A total freakout is happening over the unsubstantiated Michael Jackson sex-abuse doc “Leaving Neverland,” including radio stations banning Jackson’s songs, The Simpsons axing their MJ episode, and his statue being taken down at the British Museum.
Personally, I find it easy to separate the man from his music. How can you resist the Motown-era Jackson Five versions of “I Want You Back” and “ABC” or is fantastic, groundbreaking albums “Off the Wall” and “Thriller.”
Listen, there have been countless racists and anti-Semites over the year in the arts; Virginia Woolf, Patricia Highsmith, T.S. Eliot, Flannery O’Connor, H.P. Lovecraft, Dr. Seuss, Walt Disney (!!!) There have also been misogynists and alleged wife-murderers: William S. Burroughs, Norman Mailer etc. Let us not forget that Phil Spector killed his wife and, yet, his immaculate wall-of-sound productions are still blasting, justifiably so, on the radio on hot summer days (is there a better sensory audio feeling than that?. Oh, let us not forget wife-beaters Charles Dickens, Pablo Picasso,Ernest Hemingway, F. Scott Fitzgerald and so on.
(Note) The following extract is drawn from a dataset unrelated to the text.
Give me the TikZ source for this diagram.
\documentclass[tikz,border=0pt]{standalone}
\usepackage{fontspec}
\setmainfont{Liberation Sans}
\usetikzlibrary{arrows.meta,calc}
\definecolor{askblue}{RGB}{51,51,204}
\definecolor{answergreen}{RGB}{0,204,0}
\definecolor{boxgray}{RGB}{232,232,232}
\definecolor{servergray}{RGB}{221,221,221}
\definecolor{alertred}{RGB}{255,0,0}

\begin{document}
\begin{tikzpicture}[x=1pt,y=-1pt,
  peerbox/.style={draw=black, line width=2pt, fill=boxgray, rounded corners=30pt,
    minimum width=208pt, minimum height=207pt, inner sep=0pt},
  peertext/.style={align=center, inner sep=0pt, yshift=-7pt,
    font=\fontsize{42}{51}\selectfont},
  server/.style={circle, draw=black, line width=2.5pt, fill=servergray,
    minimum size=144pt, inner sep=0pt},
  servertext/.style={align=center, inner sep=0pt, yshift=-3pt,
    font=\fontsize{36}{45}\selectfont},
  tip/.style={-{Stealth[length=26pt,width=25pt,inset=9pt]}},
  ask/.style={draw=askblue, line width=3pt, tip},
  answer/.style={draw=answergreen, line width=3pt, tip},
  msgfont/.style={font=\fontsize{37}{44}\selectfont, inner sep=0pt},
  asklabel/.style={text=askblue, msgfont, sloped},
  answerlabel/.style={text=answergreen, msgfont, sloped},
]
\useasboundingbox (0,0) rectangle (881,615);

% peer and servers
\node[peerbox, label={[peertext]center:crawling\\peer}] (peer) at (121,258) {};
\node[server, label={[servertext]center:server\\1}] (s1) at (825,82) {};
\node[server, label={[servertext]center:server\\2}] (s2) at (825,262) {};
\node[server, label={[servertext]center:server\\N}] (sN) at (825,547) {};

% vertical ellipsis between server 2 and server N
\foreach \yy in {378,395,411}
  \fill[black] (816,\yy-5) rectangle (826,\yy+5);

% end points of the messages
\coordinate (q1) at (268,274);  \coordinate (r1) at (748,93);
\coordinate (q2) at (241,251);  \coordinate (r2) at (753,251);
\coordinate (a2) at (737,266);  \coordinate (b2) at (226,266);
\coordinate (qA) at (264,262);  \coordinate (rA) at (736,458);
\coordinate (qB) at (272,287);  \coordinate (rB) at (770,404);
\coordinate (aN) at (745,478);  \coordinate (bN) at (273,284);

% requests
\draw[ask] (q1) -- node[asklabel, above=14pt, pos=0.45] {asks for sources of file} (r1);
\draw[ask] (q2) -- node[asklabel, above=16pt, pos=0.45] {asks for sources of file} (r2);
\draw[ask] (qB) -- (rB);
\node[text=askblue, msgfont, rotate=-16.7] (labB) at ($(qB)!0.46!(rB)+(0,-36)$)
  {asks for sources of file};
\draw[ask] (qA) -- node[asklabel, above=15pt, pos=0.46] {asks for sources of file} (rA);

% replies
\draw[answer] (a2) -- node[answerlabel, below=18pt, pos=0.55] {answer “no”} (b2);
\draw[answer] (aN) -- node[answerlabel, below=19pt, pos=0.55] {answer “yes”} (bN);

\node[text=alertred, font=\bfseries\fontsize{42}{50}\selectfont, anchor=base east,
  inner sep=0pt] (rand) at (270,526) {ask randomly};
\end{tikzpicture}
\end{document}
I’m still not saying that the accusers in the Jackson documentary, Wade Robson and James Safechuck, are not telling the truth when they allege that Jackson groomed and sexually abused them as children, but this is still a case up for debate, even with outrage culture pouncing on Jackson, even though he can’t defend himself since he’s been dead for more than a decade now; but there have been brilliant artists in past centuries whose art is still being celebrated.
However, there are defenders of the late artist; a GoFundMe page was set up to finance billboards on buses campaigning for MJ’s innocence. The adverts had raised more than £14,000.